Your objective
Print the material below exactly as it stands, please, from its first line to the line holding "const neaaBars: [number, number, number, string][]", with no pictures.

--- Provided material ---

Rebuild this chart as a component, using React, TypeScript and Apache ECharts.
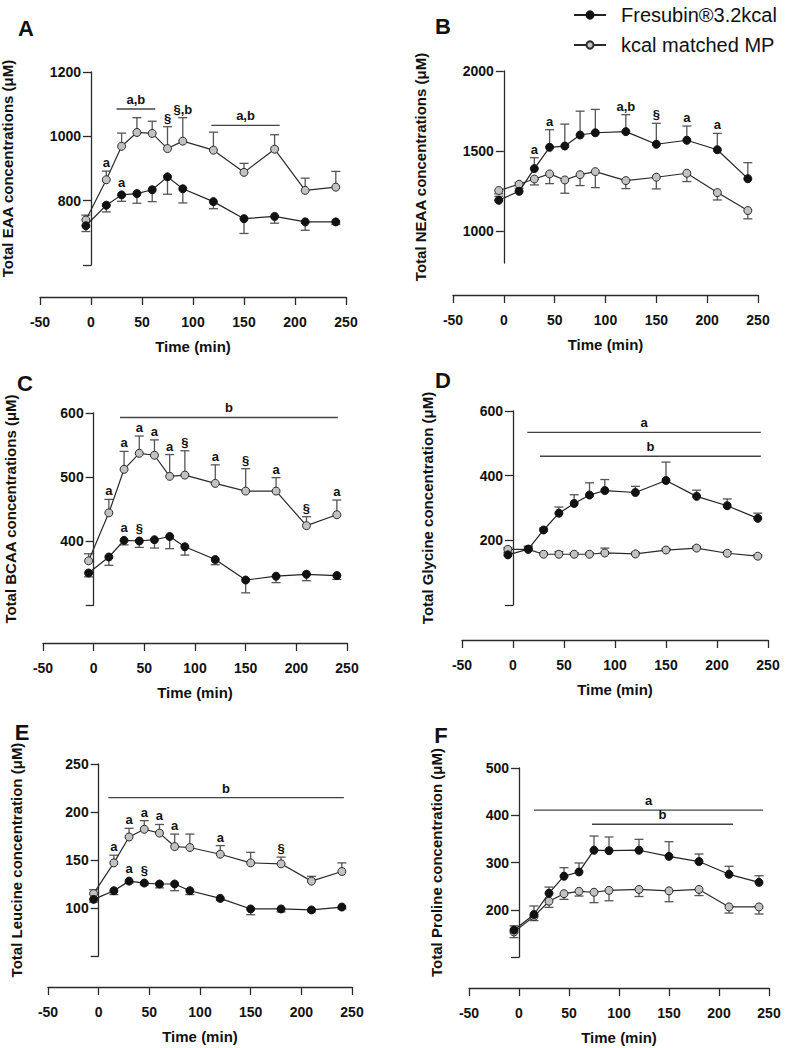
import React, { useEffect, useRef } from "react";
import * as echarts from "echarts";

// ---------- data ----------
const TIMES = [-5, 15, 30, 45, 60, 75, 90, 120, 150, 180, 210, 240];
const FRES = "Fresubin®3.2kcal";
const MP = "kcal matched MP";

// A: EAA
const eaaFres = [722, 786, 818, 822, 834, 874, 837, 797, 744, 751, 734, 734];
const eaaFresErr = [18, 21, 20, 30, 37, 54, 44, 22, 46, 21, 26, 8];
const eaaMp = [740, 865, 969, 1012, 1009, 962, 985, 957, 888, 960, 832, 842];
const eaaMpErr = [15, 27, 41, 46, 38, 68, 73, 56, 28, 45, 38, 49];
const eaaFresMarks = ["", "", "a", "", "", "", "", "", "", "", "", ""];
const eaaMpMarks = ["", "a", "", "", "", "§", "§,b", "", "", "", "", ""];
const eaaBars: [number, number, number, string][] = [
  [25, 63, 1085, "a,b"],
  [118, 185, 1034, "a,b"],
];

// B: NEAA
const neaaFres = [1192, 1248, 1390, 1523, 1531, 1600, 1614, 1621, 1542, 1567, 1508, 1327];
const neaaFresErr = [25, 55, 68, 110, 137, 149, 146, 106, 131, 89, 102, 100];
const neaaMp = [1253, 1292, 1325, 1357, 1319, 1352, 1371, 1315, 1336, 1361, 1240, 1128];
const neaaMpErr = [20, 25, 37, 61, 83, 68, 100, 50, 73, 52, 46, 52];
const neaaFresMarks = ["", "", "a", "a", "", "", "", "a,b", "§", "a", "a", ""];
const neaaMpMarks = ["", "", "", "", "", "", "", "", "", "", "", ""];
const neaaBars: [number, number, number, string][] = [];

// C: BCAA
const bcaaFres = [350, 375, 401, 400, 402, 407, 391, 371, 339, 345, 348, 346];
const bcaaFresErr = [6, 13, 7, 10, 13, 19, 13, 8, 20, 10, 10, 6];
const bcaaMp = [369, 444, 512, 537, 534, 501, 503, 490, 478, 478, 424, 441];
const bcaaMpErr = [11, 21, 28, 27, 24, 34, 38, 29, 35, 21, 14, 23];
const bcaaFresMarks = ["", "", "a", "§", "", "", "", "", "", "", "", ""];
const bcaaMpMarks = ["", "a", "a", "a", "a", "a", "§", "a", "§", "a", "§", "a"];
const bcaaBars: [number, number, number, string][] = [[26, 241, 593, "b"]];

// D: Glycine
const glyFres = [155, 173, 232, 284, 314, 340, 354, 348, 385, 336, 307, 268];
const glyFresErr = [8, 9, 6, 19, 27, 38, 34, 19, 57, 19, 21, 16];
const glyMp = [172, 172, 157, 157, 157, 157, 161, 158, 170, 176, 160, 151];
const glyMpErr = [6, 8, 5, 8, 5, 5, 15, 5, 5, 5, 5, 5];
const glyFresMarks = ["", "", "", "", "", "", "", "", "", "", "", ""];
const glyMpMarks = ["", "", "", "", "", "", "", "", "", "", "", ""];
const glyBars: [number, number, number, string][] = [
  [14, 243, 534, "a"],
  [26.5, 243, 460, "b"],
];

// E: Leucine
const leuFres = [109, 118, 128, 126, 125, 125, 118, 110, 99, 99, 98, 101];
const leuFresErr = [3, 4, 2, 2, 4, 7, 4, 2, 6, 3, 2, 2];
const leuMp = [115, 147, 174, 182, 178, 164, 163, 156, 147, 146, 128, 138];
const leuMpErr = [4, 8, 9, 9, 9, 13, 14, 9, 11, 7, 5, 9];
const leuFresMarks = ["", "", "a", "§", "", "", "", "", "", "", "", ""];
const leuMpMarks = ["", "a", "a", "a", "a", "a", "", "a", "", "§", "", ""];
const leuBars: [number, number, number, string][] = [[9.5, 242, 215, "b"]];

// F: Proline
const proFres = [157, 190, 235, 271, 280, 326, 325, 326, 313, 302, 275, 258];
const proFresErr = [9, 18, 13, 18, 19, 30, 29, 23, 31, 16, 17, 14];
const proMp = [153, 186, 218, 234, 239, 237, 241, 243, 240, 243, 206, 206];
const proMpErr = [12, 9, 13, 12, 10, 22, 22, 15, 23, 13, 13, 15];
const proFresMarks = ["", "", "", "", "", "", "", "", "", "", "", ""];
const proMpMarks = ["", "", "", "", "", "", "", "", "", "", "", ""];
const proBars: [number, number, number, string][] = [
  [15, 244, 411, "a"],
  [73, 214, 381, "b"],
];

const panels = [
  { letter: "A", yName: "Total EAA concentrations (μM)", yMin: 600, yMax: 1200, yTicks: [600, 800, 1000, 1200], yLabels: [800, 1000, 1200],
    fres: eaaFres, fresErr: eaaFresErr, fresDir: -1, mp: eaaMp, mpErr: eaaMpErr, mpDir: 1, fresMarks: eaaFresMarks, mpMarks: eaaMpMarks, bars: eaaBars },
  { letter: "B", yName: "Total NEAA concentrations (μM)", yMin: 800, yMax: 2000, yTicks: [1000, 1500, 2000], yLabels: [1000, 1500, 2000],
    fres: neaaFres, fresErr: neaaFresErr, fresDir: 1, mp: neaaMp, mpErr: neaaMpErr, mpDir: -1, fresMarks: neaaFresMarks, mpMarks: neaaMpMarks, bars: neaaBars },
  { letter: "C", yName: "Total BCAA concentrations (μM)", yMin: 300, yMax: 600, yTicks: [300, 400, 500, 600], yLabels: [400, 500, 600],
    fres: bcaaFres, fresErr: bcaaFresErr, fresDir: -1, mp: bcaaMp, mpErr: bcaaMpErr, mpDir: 1, fresMarks: bcaaFresMarks, mpMarks: bcaaMpMarks, bars: bcaaBars },
  { letter: "D", yName: "Total Glycine concentration (μM)", yMin: 0, yMax: 600, yTicks: [0, 200, 400, 600], yLabels: [200, 400, 600],
    fres: glyFres, fresErr: glyFresErr, fresDir: 1, mp: glyMp, mpErr: glyMpErr, mpDir: 1, fresMarks: glyFresMarks, mpMarks: glyMpMarks, bars: glyBars },
  { letter: "E", yName: "Total Leucine concentration (μM)", yMin: 50, yMax: 250, yTicks: [50, 100, 150, 200, 250], yLabels: [100, 150, 200, 250],
    fres: leuFres, fresErr: leuFresErr, fresDir: -1, mp: leuMp, mpErr: leuMpErr, mpDir: 1, fresMarks: leuFresMarks, mpMarks: leuMpMarks, bars: leuBars },
  { letter: "F", yName: "Total Proline concentration (μM)", yMin: 100, yMax: 500, yTicks: [100, 200, 300, 400, 500], yLabels: [200, 300, 400, 500],
    fres: proFres, fresErr: proFresErr, fresDir: 1, mp: proMp, mpErr: proMpErr, mpDir: -1, fresMarks: proFresMarks, mpMarks: proMpMarks, bars: proBars },
];

// ---------- layout ----------
const layouts = [
  { left: 40, top: 72, width: 306, height: 193, xOffset: 32, nameGap: 76, lx: 26, ly: 28 },
  { left: 453, top: 71, width: 305, height: 192, xOffset: 32, nameGap: 76, lx: 443, ly: 26 },
  { left: 43, top: 413, width: 304, height: 192, xOffset: 38, nameGap: 76, lx: 25, ly: 383 },
  { left: 462, top: 411, width: 306, height: 194, xOffset: 35, nameGap: 78, lx: 443, ly: 380 },
  { left: 48, top: 764, width: 304, height: 192, xOffset: 31, nameGap: 75, lx: 22, ly: 732 },
  { left: 469, top: 768, width: 300, height: 189, xOffset: 31, nameGap: 75, lx: 441, ly: 735 },
];

const FONT = '"Liberation Sans", Arial, Helvetica, sans-serif';
const AX = "#2a2a2a";
const ERR = "#555";
const X_MIN = -50;
const X_MAX = 250;

function buildOption() {
  const grid: any[] = [];
  const xAxis: any[] = [];
  const yAxis: any[] = [];
  const series: any[] = [];
  const graphic: any[] = [];

  panels.forEach((p, i) => {
    const L = layouts[i];
    // y axis sits at time 0: shift it into the grid by the width of the (-50..0) span
    const yShift = (L.width * (0 - X_MIN)) / (X_MAX - X_MIN);
    grid.push({ left: L.left, top: L.top, width: L.width, height: L.height, containLabel: false, outerBoundsMode: "none" });
    xAxis.push({
      gridIndex: i, type: "value", min: X_MIN, max: X_MAX, interval: 50, offset: L.xOffset,
      axisLine: { onZero: false, lineStyle: { color: AX, width: 1.3 } },
      axisTick: { length: 8, lineStyle: { color: AX, width: 1.3 } },
      axisLabel: { margin: 18, color: "#111", fontFamily: FONT, fontWeight: "bold", fontSize: 14, formatter: (v: number) => String(v) },
      splitLine: { show: false },
      name: "Time (min)", nameLocation: "middle", nameGap: 42, nameMoveOverlap: false,
      nameTextStyle: { color: "#111", fontFamily: FONT, fontWeight: "bold", fontSize: 15 },
    });
    yAxis.push({
      gridIndex: i, type: "value", min: p.yMin, max: p.yMax, offset: -yShift,
      axisLine: { show: true, onZero: false, lineStyle: { color: AX, width: 1.3 } },
      axisTick: { show: true, length: 8, customValues: p.yTicks, lineStyle: { color: AX, width: 1.3 } },
      axisLabel: { customValues: p.yLabels, margin: 10, color: "#111", fontFamily: FONT, fontWeight: "bold", fontSize: 14, formatter: (v: number) => String(v) },
      splitLine: { show: false },
      name: p.yName, nameLocation: "middle", nameGap: L.nameGap, nameMoveOverlap: false,
      nameTextStyle: { color: "#111", fontFamily: FONT, fontWeight: "bold", fontSize: 15 },
    });

    const errSeries = (vals: number[], errs: number[], dir: number) => ({
      type: "custom", xAxisIndex: i, yAxisIndex: i, z: 1, silent: true,
      data: TIMES.map((t, k) => [t, vals[k], vals[k] + dir * errs[k]]),
      renderItem: (_params: any, api: any) => {
        const p0 = api.coord([api.value(0), api.value(1)]);
        const p1 = api.coord([api.value(0), api.value(2)]);
        const st = { stroke: ERR, lineWidth: 1.3 };
        return {
          type: "group",
          children: [
            { type: "line", shape: { x1: p0[0], y1: p0[1], x2: p1[0], y2: p1[1] }, style: st },
            { type: "line", shape: { x1: p1[0] - 4.5, y1: p1[1], x2: p1[0] + 4.5, y2: p1[1] }, style: st },
          ],
        };
      },
    });
    series.push(errSeries(p.fres, p.fresErr, p.fresDir));
    series.push(errSeries(p.mp, p.mpErr, p.mpDir));

    series.push({
      name: FRES, type: "line", xAxisIndex: i, yAxisIndex: i, z: 3,
      data: TIMES.map((t, k) => [t, p.fres[k]]),
      symbol: "circle", symbolSize: 8,
      itemStyle: { color: "#111", borderColor: "#111", borderWidth: 1 },
      lineStyle: { color: "#222", width: 1.2 },
    });
    series.push({
      name: MP, type: "line", xAxisIndex: i, yAxisIndex: i, z: 2,
      data: TIMES.map((t, k) => [t, p.mp[k]]),
      symbol: "circle", symbolSize: 8,
      itemStyle: { color: "#c2c2c2", borderColor: "#2a2a2a", borderWidth: 1 },
      lineStyle: { color: "#2a2a2a", width: 1.2 },
    });

    const markEntries: { t: number; v: number; e: number; text: string }[] = [];
    const addMarks = (vals: number[], errs: number[], dir: number, marks: string[]) => {
      marks.forEach((m, k) => {
        if (m) markEntries.push({ t: TIMES[k], v: vals[k], e: vals[k] + dir * errs[k], text: m });
      });
    };
    addMarks(p.fres, p.fresErr, p.fresDir, p.fresMarks);
    addMarks(p.mp, p.mpErr, p.mpDir, p.mpMarks);
    if (markEntries.length) {
      series.push({
        type: "custom", xAxisIndex: i, yAxisIndex: i, z: 5, silent: true,
        data: markEntries.map((m) => [m.t, m.v, m.e]),
        renderItem: (params: any, api: any) => {
          const m = markEntries[params.dataIndex];
          const pv = api.coord([api.value(0), api.value(1)]);
          const pe = api.coord([api.value(0), api.value(2)]);
          const y = Math.min(pv[1] - 4, pe[1]) - 2;
          return {
            type: "text", x: pv[0], y,
            style: {
              text: m.text, fill: "#111", font: `bold 13px ${FONT}`,
              textAlign: "center", textVerticalAlign: "bottom", align: "center", verticalAlign: "bottom",
            },
          };
        },
      });
    }

    if (p.bars.length) {
      const bars = p.bars;
      series.push({
        type: "custom", xAxisIndex: i, yAxisIndex: i, z: 5, silent: true,
        data: bars.map((b) => [b[0], b[2], b[1]]),
        renderItem: (params: any, api: any) => {
          const b = bars[params.dataIndex];
          const p0 = api.coord([api.value(0), api.value(1)]);
          const p1 = api.coord([api.value(2), api.value(1)]);
          return {
            type: "group",
            children: [
              { type: "line", shape: { x1: p0[0], y1: p0[1], x2: p1[0], y2: p1[1] }, style: { stroke: "#444", lineWidth: 1.3 } },
              {
                type: "text", x: (p0[0] + p1[0]) / 2, y: p0[1] - 3,
                style: {
                  text: b[3], fill: "#111", font: `bold 13px ${FONT}`,
                  textAlign: "center", textVerticalAlign: "bottom", align: "center", verticalAlign: "bottom",
                },
              },
            ],
          };
        },
      });
    }

    graphic.push({
      type: "text", x: L.lx, y: L.ly,
      style: {
        text: p.letter, fill: "#111", font: `bold 22px ${FONT}`,
        textAlign: "center", textVerticalAlign: "middle", align: "center", verticalAlign: "middle",
      },
    });
  });

  return {
    animation: false,
    backgroundColor: "#fff",
    legend: {
      data: [FRES, MP], orient: "vertical", left: 568, top: 0,
      itemWidth: 32, itemHeight: 9, itemGap: 10,
      textStyle: { fontFamily: FONT, fontSize: 20, color: "#111", padding: [0, 0, 0, 10] },
      selectedMode: false,
    },
    grid, xAxis, yAxis, series, graphic,
  };
}

export default function App() {
  const ref = useRef<HTMLDivElement>(null);
  useEffect(() => {
    if (!ref.current) return;
    const chart = echarts.init(ref.current, undefined, { renderer: "svg" });
    chart.setOption(buildOption() as any);
    return () => chart.dispose();
  }, []);
  return (
    <div
      ref={ref}
      style={{ position: "fixed", left: 0, top: 0, width: 787, height: 1048, background: "#fff" }}
    />
  );
}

---

Output of the task
Rebuild this chart as a component, using React, TypeScript and Apache ECharts.
import React, { useEffect, useRef } from "react";
import * as echarts from "echarts";

// ---------- data ----------
const TIMES = [-5, 15, 30, 45, 60, 75, 90, 120, 150, 180, 210, 240];
const FRES = "Fresubin®3.2kcal";
const MP = "kcal matched MP";

// A: EAA
const eaaFres = [722, 786, 818, 822, 834, 874, 837, 797, 744, 751, 734, 734];
const eaaFresErr = [18, 21, 20, 30, 37, 54, 44, 22, 46, 21, 26, 8];
const eaaMp = [740, 865, 969, 1012, 1009, 962, 985, 957, 888, 960, 832, 842];
const eaaMpErr = [15, 27, 41, 46, 38, 68, 73, 56, 28, 45, 38, 49];
const eaaFresMarks = ["", "", "a", "", "", "", "", "", "", "", "", ""];
const eaaMpMarks = ["", "a", "", "", "", "§", "§,b", "", "", "", "", ""];
const eaaBars: [number, number, number, string][] = [
  [25, 63, 1085, "a,b"],
  [118, 185, 1034, "a,b"],
];

// B: NEAA
const neaaFres = [1192, 1248, 1390, 1523, 1531, 1600, 1614, 1621, 1542, 1567, 1508, 1327];
const neaaFresErr = [25, 55, 68, 110, 137, 149, 146, 106, 131, 89, 102, 100];
const neaaMp = [1253, 1292, 1325, 1357, 1319, 1352, 1371, 1315, 1336, 1361, 1240, 1128];
const neaaMpErr = [20, 25, 37, 61, 83, 68, 100, 50, 73, 52, 46, 52];
const neaaFresMarks = ["", "", "a", "a", "", "", "", "a,b", "§", "a", "a", ""];
const neaaMpMarks = ["", "", "", "", "", "", "", "", "", "", "", ""];
const neaaBars: [number, number, number, string][] = [];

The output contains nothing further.